--- start Provided data ---

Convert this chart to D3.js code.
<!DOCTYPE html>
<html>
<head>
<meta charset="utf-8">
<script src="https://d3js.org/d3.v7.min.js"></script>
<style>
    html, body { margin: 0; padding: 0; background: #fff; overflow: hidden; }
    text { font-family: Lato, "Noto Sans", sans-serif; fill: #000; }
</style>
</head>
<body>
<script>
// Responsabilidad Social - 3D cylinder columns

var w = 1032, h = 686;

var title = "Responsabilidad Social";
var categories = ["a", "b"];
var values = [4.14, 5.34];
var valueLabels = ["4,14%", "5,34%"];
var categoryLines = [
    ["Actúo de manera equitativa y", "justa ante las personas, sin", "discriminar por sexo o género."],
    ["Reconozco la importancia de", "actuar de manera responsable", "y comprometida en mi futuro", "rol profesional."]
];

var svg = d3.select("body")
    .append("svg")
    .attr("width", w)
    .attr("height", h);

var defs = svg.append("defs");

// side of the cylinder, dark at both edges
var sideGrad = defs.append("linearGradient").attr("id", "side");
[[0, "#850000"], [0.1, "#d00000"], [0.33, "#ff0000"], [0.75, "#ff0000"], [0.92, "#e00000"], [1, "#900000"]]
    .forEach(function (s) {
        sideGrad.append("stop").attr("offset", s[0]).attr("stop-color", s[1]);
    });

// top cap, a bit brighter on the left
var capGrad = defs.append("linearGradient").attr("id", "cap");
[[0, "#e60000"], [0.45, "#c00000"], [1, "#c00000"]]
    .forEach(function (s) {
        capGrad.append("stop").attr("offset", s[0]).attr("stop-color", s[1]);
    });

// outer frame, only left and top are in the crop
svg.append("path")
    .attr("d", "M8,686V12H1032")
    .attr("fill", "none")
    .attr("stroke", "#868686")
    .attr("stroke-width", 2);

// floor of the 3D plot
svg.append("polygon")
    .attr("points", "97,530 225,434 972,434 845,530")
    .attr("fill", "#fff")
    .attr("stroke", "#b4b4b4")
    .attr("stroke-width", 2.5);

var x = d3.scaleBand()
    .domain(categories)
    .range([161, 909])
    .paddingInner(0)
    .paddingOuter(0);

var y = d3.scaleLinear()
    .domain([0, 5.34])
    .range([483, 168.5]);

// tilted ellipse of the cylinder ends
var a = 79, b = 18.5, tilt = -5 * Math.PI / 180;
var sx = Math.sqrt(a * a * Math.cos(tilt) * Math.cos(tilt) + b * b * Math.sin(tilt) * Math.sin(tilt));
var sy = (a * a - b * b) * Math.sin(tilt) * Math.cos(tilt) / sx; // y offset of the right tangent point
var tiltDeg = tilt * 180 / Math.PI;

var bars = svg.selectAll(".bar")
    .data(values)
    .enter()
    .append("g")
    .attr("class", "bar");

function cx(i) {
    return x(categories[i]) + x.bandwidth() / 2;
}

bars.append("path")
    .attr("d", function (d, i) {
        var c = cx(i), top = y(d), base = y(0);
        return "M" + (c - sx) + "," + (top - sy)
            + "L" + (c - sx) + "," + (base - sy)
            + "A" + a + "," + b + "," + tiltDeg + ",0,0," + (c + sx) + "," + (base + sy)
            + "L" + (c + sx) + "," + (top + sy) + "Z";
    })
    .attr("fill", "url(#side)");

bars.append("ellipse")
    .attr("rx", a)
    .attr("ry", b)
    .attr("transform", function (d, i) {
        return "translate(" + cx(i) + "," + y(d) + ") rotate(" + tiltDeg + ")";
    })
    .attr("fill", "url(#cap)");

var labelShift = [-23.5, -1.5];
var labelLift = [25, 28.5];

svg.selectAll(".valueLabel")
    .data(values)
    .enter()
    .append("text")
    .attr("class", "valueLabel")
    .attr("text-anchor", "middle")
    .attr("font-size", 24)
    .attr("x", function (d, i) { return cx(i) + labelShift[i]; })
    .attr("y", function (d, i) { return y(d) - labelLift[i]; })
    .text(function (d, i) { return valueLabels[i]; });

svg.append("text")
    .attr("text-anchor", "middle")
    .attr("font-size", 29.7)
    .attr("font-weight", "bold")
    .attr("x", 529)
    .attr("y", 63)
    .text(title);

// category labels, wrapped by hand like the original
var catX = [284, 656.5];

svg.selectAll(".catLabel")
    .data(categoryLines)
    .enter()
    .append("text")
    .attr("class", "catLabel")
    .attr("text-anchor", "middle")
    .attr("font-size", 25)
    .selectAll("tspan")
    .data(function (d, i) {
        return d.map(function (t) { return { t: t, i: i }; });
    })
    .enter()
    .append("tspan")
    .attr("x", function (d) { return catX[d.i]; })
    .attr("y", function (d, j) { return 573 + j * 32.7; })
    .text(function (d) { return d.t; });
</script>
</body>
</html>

--- end Provided data ---
--- start Provided data ---

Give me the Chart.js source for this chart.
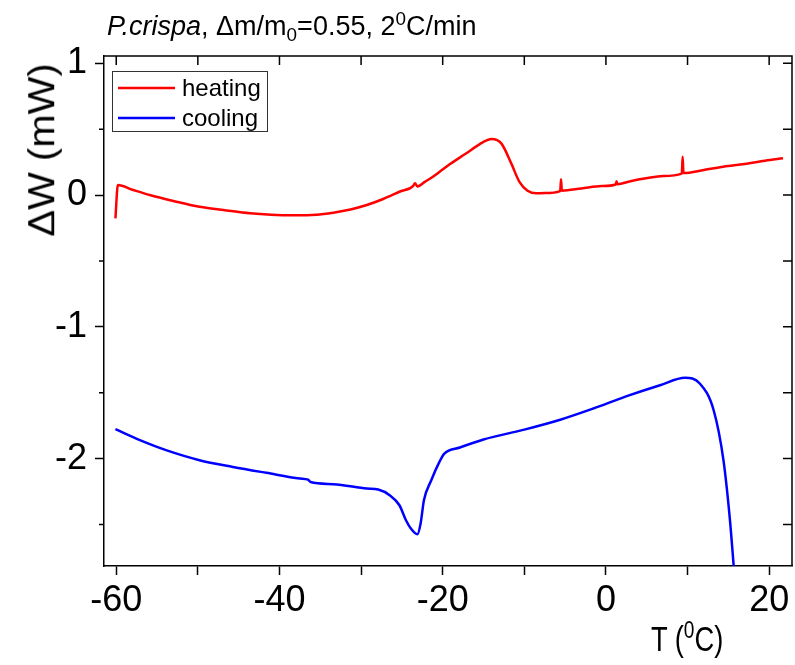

--- end Provided data ---
--- start Provided data ---

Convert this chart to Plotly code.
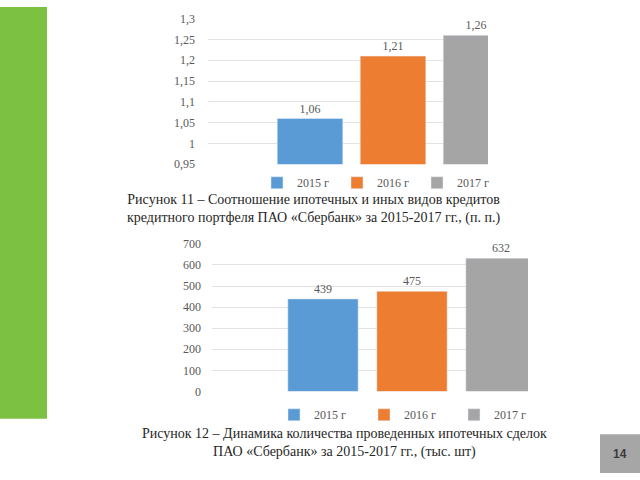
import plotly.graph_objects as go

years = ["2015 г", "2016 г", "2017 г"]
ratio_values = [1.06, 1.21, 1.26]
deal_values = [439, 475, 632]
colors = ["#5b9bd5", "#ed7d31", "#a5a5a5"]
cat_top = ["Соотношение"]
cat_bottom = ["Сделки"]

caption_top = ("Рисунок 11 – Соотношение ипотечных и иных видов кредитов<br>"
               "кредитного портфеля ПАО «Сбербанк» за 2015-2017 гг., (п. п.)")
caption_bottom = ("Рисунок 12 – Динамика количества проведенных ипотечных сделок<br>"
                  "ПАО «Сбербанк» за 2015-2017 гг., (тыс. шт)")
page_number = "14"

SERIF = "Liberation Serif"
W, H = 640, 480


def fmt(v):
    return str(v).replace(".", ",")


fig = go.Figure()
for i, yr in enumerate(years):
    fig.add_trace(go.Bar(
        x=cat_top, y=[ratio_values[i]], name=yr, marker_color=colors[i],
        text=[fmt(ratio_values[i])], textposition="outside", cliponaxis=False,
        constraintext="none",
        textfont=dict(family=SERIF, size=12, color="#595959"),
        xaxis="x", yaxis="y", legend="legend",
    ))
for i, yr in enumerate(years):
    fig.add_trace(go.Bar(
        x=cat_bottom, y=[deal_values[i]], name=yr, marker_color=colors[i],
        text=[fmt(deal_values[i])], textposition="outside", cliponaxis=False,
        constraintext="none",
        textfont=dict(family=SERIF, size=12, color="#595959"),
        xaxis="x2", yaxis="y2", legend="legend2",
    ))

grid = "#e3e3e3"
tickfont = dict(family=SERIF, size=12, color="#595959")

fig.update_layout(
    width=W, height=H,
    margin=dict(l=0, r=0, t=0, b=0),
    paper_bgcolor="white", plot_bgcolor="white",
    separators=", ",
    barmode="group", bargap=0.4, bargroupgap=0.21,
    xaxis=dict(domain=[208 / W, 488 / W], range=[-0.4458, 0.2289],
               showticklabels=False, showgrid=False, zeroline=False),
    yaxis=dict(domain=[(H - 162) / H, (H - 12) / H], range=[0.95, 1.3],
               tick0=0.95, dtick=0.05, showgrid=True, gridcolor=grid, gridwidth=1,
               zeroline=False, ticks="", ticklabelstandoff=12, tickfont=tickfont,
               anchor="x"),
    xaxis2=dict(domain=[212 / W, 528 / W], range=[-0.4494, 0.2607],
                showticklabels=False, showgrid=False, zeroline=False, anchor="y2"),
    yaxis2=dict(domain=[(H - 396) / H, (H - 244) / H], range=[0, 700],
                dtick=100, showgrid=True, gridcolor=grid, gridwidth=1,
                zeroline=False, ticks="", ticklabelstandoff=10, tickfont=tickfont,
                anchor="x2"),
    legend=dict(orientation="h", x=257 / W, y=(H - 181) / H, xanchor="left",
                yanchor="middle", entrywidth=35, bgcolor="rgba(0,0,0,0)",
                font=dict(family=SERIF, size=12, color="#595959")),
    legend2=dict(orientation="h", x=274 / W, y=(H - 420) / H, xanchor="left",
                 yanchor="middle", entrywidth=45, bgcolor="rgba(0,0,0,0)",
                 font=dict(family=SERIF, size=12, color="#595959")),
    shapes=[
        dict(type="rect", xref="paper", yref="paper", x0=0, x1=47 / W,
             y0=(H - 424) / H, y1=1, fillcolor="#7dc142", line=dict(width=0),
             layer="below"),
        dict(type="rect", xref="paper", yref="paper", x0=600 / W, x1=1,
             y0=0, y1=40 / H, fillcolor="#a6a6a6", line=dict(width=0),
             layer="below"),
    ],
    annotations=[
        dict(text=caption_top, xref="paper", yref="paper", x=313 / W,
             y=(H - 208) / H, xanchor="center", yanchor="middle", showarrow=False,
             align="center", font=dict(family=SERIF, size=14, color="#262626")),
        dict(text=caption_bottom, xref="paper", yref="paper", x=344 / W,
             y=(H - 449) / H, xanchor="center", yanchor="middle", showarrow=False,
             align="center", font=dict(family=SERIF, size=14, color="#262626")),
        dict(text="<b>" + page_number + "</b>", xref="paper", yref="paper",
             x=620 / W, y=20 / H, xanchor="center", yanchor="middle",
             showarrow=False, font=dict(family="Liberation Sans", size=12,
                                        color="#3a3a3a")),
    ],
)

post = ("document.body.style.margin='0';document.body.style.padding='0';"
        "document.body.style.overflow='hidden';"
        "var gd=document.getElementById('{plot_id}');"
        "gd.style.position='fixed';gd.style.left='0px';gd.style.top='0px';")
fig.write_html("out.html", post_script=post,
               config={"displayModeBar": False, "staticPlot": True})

--- end Provided data ---

> _To be done_
Only the lines from the one containing "Convert this chart to D3.js code." to the one containing "var w = 1032, h = 686;" are to be printed, both ends included, exactly as written.

> _Solution to this exercise_
Convert this chart to D3.js code.
<!DOCTYPE html>
<html>
<head>
<meta charset="utf-8">
<script src="https://d3js.org/d3.v7.min.js"></script>
<style>
    html, body { margin: 0; padding: 0; background: #fff; overflow: hidden; }
    text { font-family: Lato, "Noto Sans", sans-serif; fill: #000; }
</style>
</head>
<body>
<script>
// Responsabilidad Social - 3D cylinder columns

var w = 1032, h = 686;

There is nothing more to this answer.